Julián cerró los ojos, y una lágrima se le escapó.

—Entonces… ¿está sano?
—Está sano —confirmó el doctor—. Pero también está envenenado. Sus resultados toxicológicos son los peores que he visto en un niño. Tiene niveles de lorazepam en sangre equivalentes a los de un adulto tratado por ansiedad grave. Y hemos encontrado restos de tres medicamentos más: un betabloqueante, un antipsicótico y un inmunosupresor. La señorita Giner tenía razón. Si seguía con este “tratamiento”, su hijo no iba a morir de ninguna enfermedad misteriosa, sino de insuficiencia hepática o renal causada por este cóctel.

Julián se tapó la cara con las manos. No sintió alivio, sino una rabia tan pura y fría que le quemaba por dentro. Lo habían engañado. Habían herido a su hijo. Le habían robado cuatro años.

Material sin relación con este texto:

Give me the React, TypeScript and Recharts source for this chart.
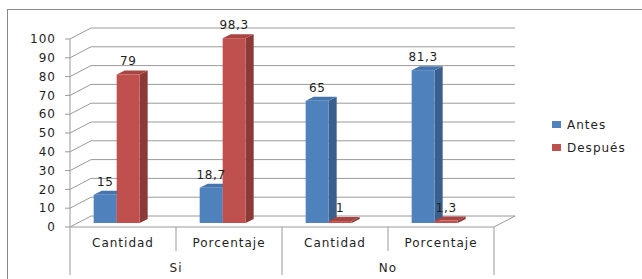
import { BarChart, Bar, XAxis, YAxis, CartesianGrid, LabelList, Legend } from "recharts";

const categories = ["Cantidad", "Porcentaje", "Cantidad", "Porcentaje"];
const groups = ["Si", "Si", "No", "No"];
const antes = [15, 18.7, 65, 81.3];
const despues = [79, 98.3, 1, 1.3];
const yTicks = [0, 10, 20, 30, 40, 50, 60, 70, 80, 90, 100];

const data = categories.map((c, i) => ({
  name: c,
  group: groups[i],
  antes: antes[i],
  despues: despues[i],
}));

// 3d look: wall depth, bar placement inside depth, bar thickness
const WALL_DX = 21;
const WALL_DY = 11;
const BAR_DX = -6;
const BAR_DY = -4;
const SIDE = 8;
const TOP = 4;

const LINE = "#9a9a9a";
const TEXT = "#1f1f1f";

const fmt = (v: number) => String(v).replace(".", ",");

function Bar3D(props: any) {
  const { x, y, width, height, fill, side, top } = props;
  const x0 = x + BAR_DX;
  const y0 = y + BAR_DY;
  const x1 = x0 + width;
  const y1 = y0 + height;
  return (
    <g>
      <polygon
        points={`${x1},${y0} ${x1 + SIDE},${y0 - TOP} ${x1 + SIDE},${y1 - TOP} ${x1},${y1}`}
        fill={side}
      />
      <polygon
        points={`${x0},${y0} ${x0 + SIDE},${y0 - TOP} ${x1 + SIDE},${y0 - TOP} ${x1},${y0}`}
        fill={top}
      />
      <rect x={x0} y={y0} width={width} height={height} fill={fill} />
    </g>
  );
}

function ValueLabel(props: any) {
  const { x, y, width, value } = props;
  return (
    <text
      x={x + BAR_DX + width / 2}
      y={y + BAR_DY - 9}
      textAnchor="middle"
      fontSize={12}
      fill={TEXT}
      style={{ letterSpacing: 0.6 }}
    >
      {fmt(value)}
    </text>
  );
}

function GridLine(props: any) {
  const { x1, x2, y1, index } = props;
  const yb = y1 - WALL_DY;
  return (
    <g key={`g-${index}-${y1}`}>
      <polyline
        points={`${x1},${y1} ${x1 + WALL_DX},${yb} ${x2 + WALL_DX},${yb}`}
        fill="none"
        stroke={LINE}
        strokeWidth={1}
      />
      {Math.abs(y1 - 227) < 1 && (
        <line x1={x2} y1={y1} x2={x2 + WALL_DX} y2={yb} stroke={LINE} />
      )}
    </g>
  );
}

function CategoryTick(props: any) {
  const { x, y, payload } = props;
  const half = payload.offset || 53;
  const i = payload.index;
  const left = x - half;
  return (
    <g>
      <line x1={left} y1={y} x2={left} y2={y + (i % 2 === 0 ? 48 : 24)} stroke={LINE} />
      {i === categories.length - 1 && (
        <line x1={x + half} y1={y} x2={x + half} y2={y + 48} stroke={LINE} />
      )}
      <text x={x} y={y + 20} textAnchor="middle" fontSize={12} fill={TEXT} style={{ letterSpacing: 1 }}>
        {payload.value}
      </text>
      {i % 2 === 0 && (
        <text x={x + half} y={y + 45} textAnchor="middle" fontSize={12} fill={TEXT} style={{ letterSpacing: 1 }}>
          {groups[i]}
        </text>
      )}
    </g>
  );
}

function LegendBox(props: any) {
  const items = props.payload || [];
  return (
    <div style={{ fontFamily: "DejaVu Sans", fontSize: 12, color: TEXT, letterSpacing: 1 }}>
      {items.map((it: any) => (
        <div key={it.value} style={{ display: "flex", alignItems: "center", height: 23 }}>
          <span style={{ display: "inline-block", width: 9, height: 7, background: it.color, marginRight: 6 }} />
          {it.value}
        </div>
      ))}
    </div>
  );
}

export default function App() {
  return (
    <div
      style={{
        position: "absolute",
        left: 0,
        top: 0,
        width: 642,
        height: 279,
        background: "#fff",
        overflow: "hidden",
        fontFamily: "DejaVu Sans",
      }}
    >
      <div
        style={{
          position: "absolute",
          left: 7,
          top: 9,
          width: 700,
          height: 300,
          borderLeft: "1px solid #8a8a8a",
          borderTop: "1px solid #8a8a8a",
        }}
      />
      <BarChart
        width={642}
        height={279}
        data={data}
        margin={{ top: 39, right: 148, bottom: 0, left: 0 }}
        barCategoryGap="28%"
        barGap={0}
        style={{ position: "absolute", left: 0, top: 0 }}
      >
        <CartesianGrid vertical={false} horizontal={GridLine as any} />
        <XAxis
          dataKey="name"
          height={52}
          tickLine={false}
          tickSize={0}
          tickMargin={0}
          axisLine={{ stroke: LINE }}
          tick={<CategoryTick />}
          interval={0}
        />
        <YAxis
          width={70}
          domain={[0, 100]}
          ticks={yTicks}
          interval={0}
          tickSize={5}
          tickMargin={9}
          axisLine={{ stroke: LINE }}
          tickLine={{ stroke: LINE }}
          tick={{ fontSize: 12, fill: TEXT, style: { letterSpacing: 1 } }}
        />
        <Legend
          layout="horizontal"
          verticalAlign="middle"
          align="center"
          content={<LegendBox />}
          wrapperStyle={{ left: 552, top: 113, width: 90 }}
        />
        <Bar
          dataKey="antes"
          name="Antes"
          fill="#4F81BD"
          isAnimationActive={false}
          shape={(p: any) => <Bar3D {...p} side="#3A5F8C" top="#4675AD" />}
        >
          <LabelList dataKey="antes" content={<ValueLabel />} />
        </Bar>
        <Bar
          dataKey="despues"
          name="Después"
          fill="#C0504D"
          isAnimationActive={false}
          shape={(p: any) => <Bar3D {...p} side="#8C3A38" top="#A84542" />}
        >
          <LabelList dataKey="despues" content={<ValueLabel />} />
        </Bar>
      </BarChart>
    </div>
  );
}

—Doctor, ¿puede darme copias de estos resultados? —preguntó Elara.
—Por supuesto. Y una declaración firmada.

Regresaron a la mansión poco antes del amanecer. Julián llevaba a Bruno en brazos. El niño, libre por primera vez en días de las almohadas envenenadas, dormía de forma profunda y tranquila.

Al entrar, Anso Barros los esperaba en el vestíbulo.

—Señor, ¿todo está bien?
—Anso —dijo Julián, con una calma helada—. Coge todas las almohadas de la habitación de Bruno. Esas “especiales” del doctor Ibáñez. Llévalas al incinerador del jardín y quémalas. Luego, toma todos los medicamentos de su cuarto, cada frasco, cada caja, y entiérralos. Quiero que todo eso haya desaparecido antes de que salga el sol.

Anso palideció.

—Pero, señor, el doctor Ibáñez…
—El doctor Ibáñez es un impostor. Mi hijo está sano.

Aquella mañana, la transformación fue increíble. Bruno se despertó a las 7 sin sedantes y sin la niebla de las drogas. Se sentó en la cama, miró alrededor y saltó al suelo.